Chancellor Angela Merkel’s Bavarian allies are heading for their worst state election result in more than 60 years in a regional vote on Sunday that is likely to increase tensions within Germany’s fragile coalition government.

According to the latest polls, the Christian Social Union (CSU) should win around 34 percent of the vote, losing the absolute majority with which the center-right party has controlled its southeastern heartland for most of the post-war period.

Voting stations opened with sunny weather likely to help turnout. Broadcasters are expected to publish exit polls shortly after 6 p.m. (1600 GMT).

One of the biggest winners are likely to be the environmentalist, pro-immigration Greens who are projected to more than double their vote share to up to 19 percent and overtake the center-left Social Democrats (SPD) as the second strongest party.

The Free Voters regional protest party and the anti-immigration Alternative for Germany (AfD) party are both forecast to win roughly 10 percent of the vote.

This could complicate CSU state Premier Markus Soeder’s efforts to form a stable coalition government in Bavaria.

The splintered electoral result could force Soeder, who has ruled out a coalition with the AfD, into an awkward alliance with the Greens.

Horst Seehofer, CSU party leader and interior minister in Merkel’s federal government, could face calls to give up at least one of his posts following the Bavarian election as his hard-line rhetoric against asylum seekers is likely to scare away voters.

“We’ve lost trust because of the CSU,” Volker Bouffier, deputy party leader of Merkel’s Christian Democratic Union (CDU), told the Welt am Sonntag newspaper.

He accused Seehofer of damaging the image of the CDU/CSU conservative alliance.

Bouffier is state premier in Hesse where an election will be held later this month.

Seehofer has been among Merkel’s fiercest critics following her decision in 2015 to welcome more than 1 million asylum seekers. He has gradually shifted the CSU, the sister party to the CDU, to the right to counter the rise of the AfD.

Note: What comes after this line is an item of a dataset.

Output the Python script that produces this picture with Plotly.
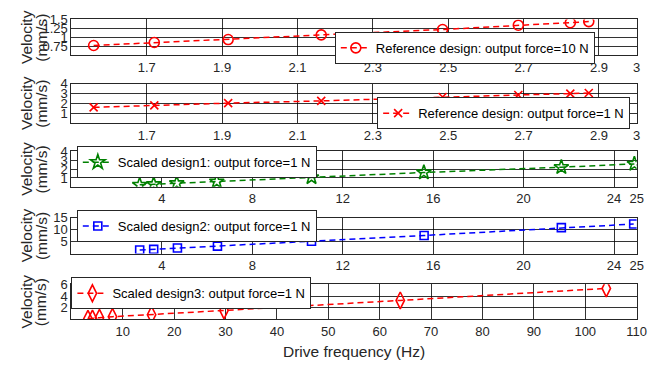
import plotly.graph_objects as go

# ---- data ----
ref_freq = [1.559, 1.72, 1.916, 2.163, 2.485, 2.686, 2.824, 2.873]
ref_vel_10N = [0.775, 0.858, 0.94, 1.07, 1.22, 1.34, 1.41, 1.44]
ref_vel_1N = [1.6, 1.8, 2.03, 2.26, 2.66, 2.86, 3.0, 3.06]
s1_freq = [3.02, 3.64, 4.66, 6.43, 10.62, 15.59, 21.67, 24.9]
s1_vel = [0.22, 0.29, 0.4, 0.59, 1.07, 1.62, 2.22, 2.59]
s2_freq = [3.02, 3.64, 4.69, 6.46, 10.62, 15.6, 21.67, 24.87]
s2_vel = [1.48, 1.76, 2.3, 3.1, 5.16, 7.6, 10.9, 12.4]
s3_freq = [3.22, 4.1, 5.46, 8.0, 15.6, 29.7, 64.0, 104.1]
s3_vel = [0.13, 0.15, 0.3, 0.47, 0.8, 1.53, 3.25, 5.3]

names = ["Reference design: output force=10 N",
         "Reference design: output force=1 N",
         "Scaled design1: output force=1 N",
         "Scaled design2: output force=1 N",
         "Scaled design3: output force=1 N"]

xticks_ref = [1.7, 1.9, 2.1, 2.3, 2.5, 2.7, 2.9, 3]
xticks_s12 = [4, 8, 12, 16, 20, 24, 25]
xticks_s3 = [10, 20, 30, 40, 50, 60, 70, 80, 90, 100, 110]
yticks = [[0.75, 1, 1.25, 1.5], [1, 2, 3, 4], [1, 2, 3, 4], [5, 10, 15], [2, 4, 6]]
xranges = [[1.5, 3], [1.5, 3], [0, 25], [0, 25], [0, 110]]
yranges = [[0.5, 1.5], [0, 4], [0, 4], [0, 15], [0, 6]]
xtickss = [xticks_ref, xticks_ref, xticks_s12, xticks_s12, xticks_s3]

W, H = 655, 367
FONT = "Liberation Sans, Arial, sans-serif"
TXT = "#262626"

# pixel layout
x_left, x_right = 72.5, 646.5
rows_px = [(12.7, 49.3), (78.3, 118.3), (147.3, 183.3), (215.0, 251.3), (282.7, 318.5)]

series = [
    (ref_freq, ref_vel_10N, "red", "circle-open", 10),
    (ref_freq, ref_vel_1N, "red", "x-thin-open", 8),
    (s1_freq, s1_vel, "green", "star-open", 11),
    (s2_freq, s2_vel, "blue", "square-open", 8),
    (s3_freq, s3_vel, "red", "diamond-tall-open", 12),
]

fig = go.Figure()
for i, (xs, ys, col, sym, sz) in enumerate(series):
    k = "" if i == 0 else str(i + 1)
    fig.add_trace(go.Scatter(
        x=xs, y=ys, mode="lines+markers", name=names[i],
        xaxis="x" + k, yaxis="y" + k, legend="legend" + k,
        line=dict(color=col, width=1.5, dash="6px,4px"),
        marker=dict(symbol=sym, size=sz, color=col, line=dict(color=col, width=1.6)),
    ))

# (box left px, box vertical centre px)
legend_pos = [(340, 41.7), (383, 108.3), (78, 158.2), (78, 223.3), (72.5, 291.9)]

layout = dict(width=W, height=H, margin=dict(l=0, r=0, t=0, b=0),
              paper_bgcolor="white", plot_bgcolor="white",
              font=dict(family=FONT, size=13, color=TXT))
annotations = []
for i in range(5):
    k = "" if i == 0 else str(i + 1)
    top, bot = rows_px[i]
    dom_y = [1 - bot / H, 1 - top / H]
    layout["xaxis" + k] = dict(
        domain=[x_left / W, x_right / W], anchor="y" + k, range=xranges[i],
        tickvals=xtickss[i], ticktext=[str(v) for v in xtickss[i]],
        showgrid=True, gridcolor="rgba(0,0,0,0.8)", gridwidth=1,
        showline=True, linecolor="#262626", linewidth=1, mirror=True,
        zeroline=False, ticks="", tickfont=dict(size=13, color=TXT, family=FONT))
    layout["yaxis" + k] = dict(
        domain=dom_y, anchor="x" + k, range=yranges[i],
        tickvals=yticks[i], ticktext=[str(v) for v in yticks[i]],
        showgrid=True, gridcolor="rgba(0,0,0,0.8)", gridwidth=1,
        showline=True, linecolor="#262626", linewidth=1, mirror=True,
        zeroline=False, ticks="", tickfont=dict(size=13, color=TXT, family=FONT))
    lx, ly = legend_pos[i]
    layout["legend" + k] = dict(
        x=lx / W, y=1 - ly / H, xanchor="left", yanchor="middle",
        bgcolor="white", bordercolor="#262626", borderwidth=1,
        font=dict(size=13, color="black", family=FONT), itemwidth=30)
    yc = 1 - (top + bot) / 2 / H
    annotations.append(dict(text="Velocity", x=27 / W, y=yc, xref="paper", yref="paper",
                            textangle=-90, showarrow=False, xanchor="center", yanchor="middle",
                            font=dict(size=15.5, color=TXT, family=FONT)))
    annotations.append(dict(text="(mm/s)", x=42 / W, y=yc, xref="paper", yref="paper",
                            textangle=-90, showarrow=False, xanchor="center", yanchor="middle",
                            font=dict(size=15.5, color=TXT, family=FONT)))

annotations.append(dict(text="Drive frequency (Hz)", x=359.5 / W, y=1 - 351.7 / H,
                        xref="paper", yref="paper", showarrow=False,
                        xanchor="center", yanchor="middle",
                        font=dict(size=15.5, color=TXT, family=FONT)))
layout["annotations"] = annotations
layout["showlegend"] = True
fig.update_layout(**layout)
fig.write_html("out.html", config={"displayModeBar": False},
               post_script="document.body.style.margin='0';document.body.style.overflow='hidden';")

Divisions between the conservative allies have widened in recent months after an inconclusive national election last year forced them into a coalition with the left-leaning SPD.

Merkel’s fourth and probably final government has already come close to collapsing twice, in arguments over immigration and a scandal over Germany’s former domestic spymaster.

The parties are also at odds over how to phase out polluting diesel cars and whether to grant tax cuts for the rich.

The Bavarian election followed a mass protest in Berlin on Saturday in which more than 200,000 people demonstrated against racism, xenophobia and the rise of the far right.